■ Provided data:
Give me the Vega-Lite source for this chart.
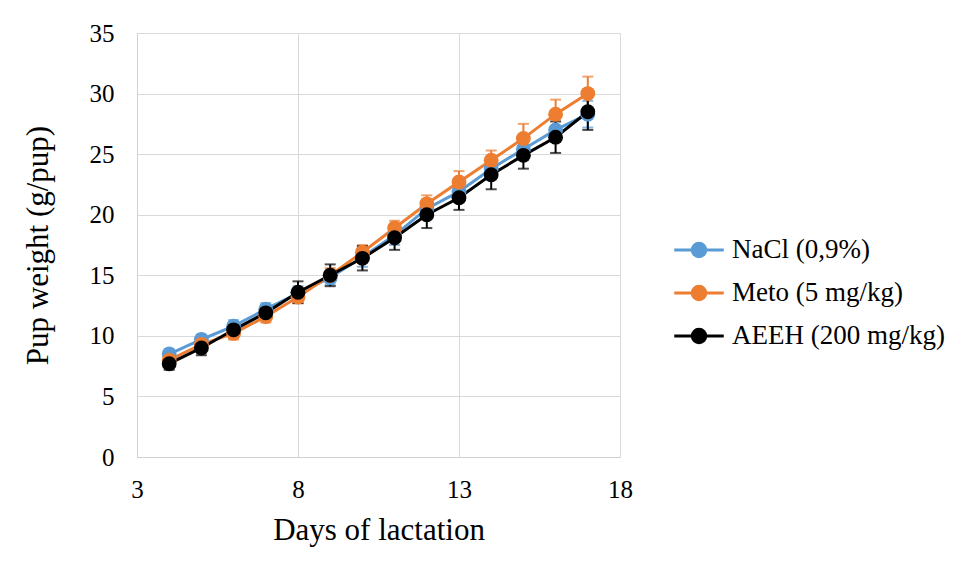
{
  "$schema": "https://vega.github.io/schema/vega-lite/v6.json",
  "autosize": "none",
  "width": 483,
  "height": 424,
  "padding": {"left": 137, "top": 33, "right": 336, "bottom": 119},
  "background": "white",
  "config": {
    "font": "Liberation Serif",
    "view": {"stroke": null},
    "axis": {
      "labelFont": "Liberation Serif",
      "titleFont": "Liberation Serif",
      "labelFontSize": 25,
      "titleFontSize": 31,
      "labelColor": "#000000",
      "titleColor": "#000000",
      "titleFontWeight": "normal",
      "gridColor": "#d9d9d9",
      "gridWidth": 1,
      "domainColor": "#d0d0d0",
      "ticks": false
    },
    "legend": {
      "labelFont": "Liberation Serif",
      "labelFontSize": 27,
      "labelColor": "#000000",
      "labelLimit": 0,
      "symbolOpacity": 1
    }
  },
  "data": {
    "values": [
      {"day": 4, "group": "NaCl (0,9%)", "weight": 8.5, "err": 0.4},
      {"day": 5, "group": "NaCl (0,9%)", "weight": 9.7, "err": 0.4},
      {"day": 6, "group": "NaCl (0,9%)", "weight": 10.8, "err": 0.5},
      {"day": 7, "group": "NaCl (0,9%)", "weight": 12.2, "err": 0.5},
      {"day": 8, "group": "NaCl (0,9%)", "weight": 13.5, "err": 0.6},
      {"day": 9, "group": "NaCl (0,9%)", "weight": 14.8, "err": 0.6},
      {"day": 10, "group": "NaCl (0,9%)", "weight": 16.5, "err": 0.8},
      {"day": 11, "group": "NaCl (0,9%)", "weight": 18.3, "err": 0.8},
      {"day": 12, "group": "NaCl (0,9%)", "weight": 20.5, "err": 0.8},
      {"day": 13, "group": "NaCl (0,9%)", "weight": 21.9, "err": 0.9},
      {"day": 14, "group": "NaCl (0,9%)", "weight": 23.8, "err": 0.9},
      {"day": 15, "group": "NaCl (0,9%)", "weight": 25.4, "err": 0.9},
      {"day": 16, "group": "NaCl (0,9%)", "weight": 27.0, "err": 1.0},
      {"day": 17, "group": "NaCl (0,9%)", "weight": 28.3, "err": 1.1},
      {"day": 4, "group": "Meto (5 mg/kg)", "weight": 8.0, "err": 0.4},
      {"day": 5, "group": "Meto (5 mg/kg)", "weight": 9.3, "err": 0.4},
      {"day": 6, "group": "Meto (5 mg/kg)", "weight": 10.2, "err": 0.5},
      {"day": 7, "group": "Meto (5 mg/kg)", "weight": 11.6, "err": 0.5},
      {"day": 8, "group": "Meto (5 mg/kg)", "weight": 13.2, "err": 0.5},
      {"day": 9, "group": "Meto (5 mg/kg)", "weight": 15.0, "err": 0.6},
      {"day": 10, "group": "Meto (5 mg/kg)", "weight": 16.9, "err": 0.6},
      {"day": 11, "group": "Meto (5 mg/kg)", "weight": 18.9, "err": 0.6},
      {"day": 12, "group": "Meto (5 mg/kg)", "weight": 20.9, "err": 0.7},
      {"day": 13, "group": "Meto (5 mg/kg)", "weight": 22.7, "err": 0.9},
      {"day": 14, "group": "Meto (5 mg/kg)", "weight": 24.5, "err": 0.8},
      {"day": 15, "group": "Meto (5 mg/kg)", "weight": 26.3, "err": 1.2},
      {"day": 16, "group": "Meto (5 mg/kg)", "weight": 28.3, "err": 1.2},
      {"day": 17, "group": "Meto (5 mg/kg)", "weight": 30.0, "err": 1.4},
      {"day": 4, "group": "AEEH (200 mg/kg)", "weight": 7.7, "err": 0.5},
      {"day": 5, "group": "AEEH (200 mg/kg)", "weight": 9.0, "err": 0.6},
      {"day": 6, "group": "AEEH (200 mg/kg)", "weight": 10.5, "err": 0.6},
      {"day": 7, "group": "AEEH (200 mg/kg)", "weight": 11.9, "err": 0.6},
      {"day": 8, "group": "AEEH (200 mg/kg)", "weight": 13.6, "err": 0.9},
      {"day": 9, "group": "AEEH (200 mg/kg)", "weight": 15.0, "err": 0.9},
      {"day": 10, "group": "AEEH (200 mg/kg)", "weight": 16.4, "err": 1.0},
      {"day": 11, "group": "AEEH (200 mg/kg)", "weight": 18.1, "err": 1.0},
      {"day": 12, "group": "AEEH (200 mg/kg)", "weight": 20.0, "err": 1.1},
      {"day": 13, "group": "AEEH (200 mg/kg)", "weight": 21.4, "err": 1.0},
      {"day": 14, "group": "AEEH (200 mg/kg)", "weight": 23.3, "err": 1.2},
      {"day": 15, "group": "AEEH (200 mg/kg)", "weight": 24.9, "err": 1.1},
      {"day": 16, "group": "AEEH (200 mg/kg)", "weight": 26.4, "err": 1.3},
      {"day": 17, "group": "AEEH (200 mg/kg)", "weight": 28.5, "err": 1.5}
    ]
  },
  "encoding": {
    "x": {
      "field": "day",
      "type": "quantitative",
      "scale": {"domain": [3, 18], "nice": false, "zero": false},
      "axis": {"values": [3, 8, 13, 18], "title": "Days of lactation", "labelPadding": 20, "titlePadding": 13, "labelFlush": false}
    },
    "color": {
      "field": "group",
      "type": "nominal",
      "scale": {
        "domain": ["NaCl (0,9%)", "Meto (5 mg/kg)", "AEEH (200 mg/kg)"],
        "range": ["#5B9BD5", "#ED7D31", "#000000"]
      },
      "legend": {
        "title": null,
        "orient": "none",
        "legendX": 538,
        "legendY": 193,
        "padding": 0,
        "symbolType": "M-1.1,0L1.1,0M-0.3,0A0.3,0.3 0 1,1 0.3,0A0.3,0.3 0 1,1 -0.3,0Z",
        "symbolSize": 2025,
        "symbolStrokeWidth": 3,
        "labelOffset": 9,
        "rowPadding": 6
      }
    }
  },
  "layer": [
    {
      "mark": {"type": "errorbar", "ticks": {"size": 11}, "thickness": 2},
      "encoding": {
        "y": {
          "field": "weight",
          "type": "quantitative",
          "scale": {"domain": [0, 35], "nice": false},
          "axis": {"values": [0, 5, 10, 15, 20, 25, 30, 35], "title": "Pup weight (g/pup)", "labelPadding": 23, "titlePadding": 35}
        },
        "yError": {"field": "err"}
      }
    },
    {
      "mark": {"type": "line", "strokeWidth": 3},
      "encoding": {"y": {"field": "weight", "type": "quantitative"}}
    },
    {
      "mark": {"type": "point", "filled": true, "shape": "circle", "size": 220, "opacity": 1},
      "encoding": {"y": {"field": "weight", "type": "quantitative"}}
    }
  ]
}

■ Stated exercise: Set down the material exactly, every line of it, except for the pictures.

■ Reply:
Give me the Vega-Lite source for this chart.
{
  "$schema": "https://vega.github.io/schema/vega-lite/v6.json",
  "autosize": "none",
  "width": 483,
  "height": 424,
  "padding": {"left": 137, "top": 33, "right": 336, "bottom": 119},
  "background": "white",
  "config": {
    "font": "Liberation Serif",
    "view": {"stroke": null},
    "axis": {
      "labelFont": "Liberation Serif",
      "titleFont": "Liberation Serif",
      "labelFontSize": 25,
      "titleFontSize": 31,
      "labelColor": "#000000",
      "titleColor": "#000000",
      "titleFontWeight": "normal",
      "gridColor": "#d9d9d9",
      "gridWidth": 1,
      "domainColor": "#d0d0d0",
      "ticks": false
    },
    "legend": {
      "labelFont": "Liberation Serif",
      "labelFontSize": 27,
      "labelColor": "#000000",
      "labelLimit": 0,
      "symbolOpacity": 1
    }
  },
  "data": {
    "values": [
      {"day": 4, "group": "NaCl (0,9%)", "weight": 8.5, "err": 0.4},
      {"day": 5, "group": "NaCl (0,9%)", "weight": 9.7, "err": 0.4},
      {"day": 6, "group": "NaCl (0,9%)", "weight": 10.8, "err": 0.5},
      {"day": 7, "group": "NaCl (0,9%)", "weight": 12.2, "err": 0.5},
      {"day": 8, "group": "NaCl (0,9%)", "weight": 13.5, "err": 0.6},
      {"day": 9, "group": "NaCl (0,9%)", "weight": 14.8, "err": 0.6},
      {"day": 10, "group": "NaCl (0,9%)", "weight": 16.5, "err": 0.8},
      {"day": 11, "group": "NaCl (0,9%)", "weight": 18.3, "err": 0.8},
      {"day": 12, "group": "NaCl (0,9%)", "weight": 20.5, "err": 0.8},
      {"day": 13, "group": "NaCl (0,9%)", "weight": 21.9, "err": 0.9},
      {"day": 14, "group": "NaCl (0,9%)", "weight": 23.8, "err": 0.9},
      {"day": 15, "group": "NaCl (0,9%)", "weight": 25.4, "err": 0.9},
      {"day": 16, "group": "NaCl (0,9%)", "weight": 27.0, "err": 1.0},
      {"day": 17, "group": "NaCl (0,9%)", "weight": 28.3, "err": 1.1},
      {"day": 4, "group": "Meto (5 mg/kg)", "weight": 8.0, "err": 0.4},
      {"day": 5, "group": "Meto (5 mg/kg)", "weight": 9.3, "err": 0.4},
      {"day": 6, "group": "Meto (5 mg/kg)", "weight": 10.2, "err": 0.5},
      {"day": 7, "group": "Meto (5 mg/kg)", "weight": 11.6, "err": 0.5},
      {"day": 8, "group": "Meto (5 mg/kg)", "weight": 13.2, "err": 0.5},
      {"day": 9, "group": "Meto (5 mg/kg)", "weight": 15.0, "err": 0.6},
      {"day": 10, "group": "Meto (5 mg/kg)", "weight": 16.9, "err": 0.6},
      {"day": 11, "group": "Meto (5 mg/kg)", "weight": 18.9, "err": 0.6},
      {"day": 12, "group": "Meto (5 mg/kg)", "weight": 20.9, "err": 0.7},
      {"day": 13, "group": "Meto (5 mg/kg)", "weight": 22.7, "err": 0.9},
      {"day": 14, "group": "Meto (5 mg/kg)", "weight": 24.5, "err": 0.8},
      {"day": 15, "group": "Meto (5 mg/kg)", "weight": 26.3, "err": 1.2},
      {"day": 16, "group": "Meto (5 mg/kg)", "weight": 28.3, "err": 1.2},
      {"day": 17, "group": "Meto (5 mg/kg)", "weight": 30.0, "err": 1.4},
      {"day": 4, "group": "AEEH (200 mg/kg)", "weight": 7.7, "err": 0.5},
      {"day": 5, "group": "AEEH (200 mg/kg)", "weight": 9.0, "err": 0.6},
      {"day": 6, "group": "AEEH (200 mg/kg)", "weight": 10.5, "err": 0.6},
      {"day": 7, "group": "AEEH (200 mg/kg)", "weight": 11.9, "err": 0.6},
      {"day": 8, "group": "AEEH (200 mg/kg)", "weight": 13.6, "err": 0.9},
      {"day": 9, "group": "AEEH (200 mg/kg)", "weight": 15.0, "err": 0.9},
      {"day": 10, "group": "AEEH (200 mg/kg)", "weight": 16.4, "err": 1.0},
      {"day": 11, "group": "AEEH (200 mg/kg)", "weight": 18.1, "err": 1.0},
      {"day": 12, "group": "AEEH (200 mg/kg)", "weight": 20.0, "err": 1.1},
      {"day": 13, "group": "AEEH (200 mg/kg)", "weight": 21.4, "err": 1.0},
      {"day": 14, "group": "AEEH (200 mg/kg)", "weight": 23.3, "err": 1.2},
      {"day": 15, "group": "AEEH (200 mg/kg)", "weight": 24.9, "err": 1.1},
      {"day": 16, "group": "AEEH (200 mg/kg)", "weight": 26.4, "err": 1.3},
      {"day": 17, "group": "AEEH (200 mg/kg)", "weight": 28.5, "err": 1.5}
    ]
  },
  "encoding": {
    "x": {
      "field": "day",
      "type": "quantitative",
      "scale": {"domain": [3, 18], "nice": false, "zero": false},
      "axis": {"values": [3, 8, 13, 18], "title": "Days of lactation", "labelPadding": 20, "titlePadding": 13, "labelFlush": false}
    },
    "color": {
      "field": "group",
      "type": "nominal",
      "scale": {
        "domain": ["NaCl (0,9%)", "Meto (5 mg/kg)", "AEEH (200 mg/kg)"],
        "range": ["#5B9BD5", "#ED7D31", "#000000"]
      },
      "legend": {
        "title": null,
        "orient": "none",
        "legendX": 538,
        "legendY": 193,
        "padding": 0,
        "symbolType": "M-1.1,0L1.1,0M-0.3,0A0.3,0.3 0 1,1 0.3,0A0.3,0.3 0 1,1 -0.3,0Z",
        "symbolSize": 2025,
        "symbolStrokeWidth": 3,
        "labelOffset": 9,
        "rowPadding": 6
      }
    }
  },
  "layer": [
    {
      "mark": {"type": "errorbar", "ticks": {"size": 11}, "thickness": 2},
      "encoding": {
        "y": {
          "field": "weight",
          "type": "quantitative",
          "scale": {"domain": [0, 35], "nice": false},
          "axis": {"values": [0, 5, 10, 15, 20, 25, 30, 35], "title": "Pup weight (g/pup)", "labelPadding": 23, "titlePadding": 35}
        },
        "yError": {"field": "err"}
      }
    },
    {
      "mark": {"type": "line", "strokeWidth": 3},
      "encoding": {"y": {"field": "weight", "type": "quantitative"}}
    },
    {
      "mark": {"type": "point", "filled": true, "shape": "circle", "size": 220, "opacity": 1},
      "encoding": {"y": {"field": "weight", "type": "quantitative"}}
    }
  ]
}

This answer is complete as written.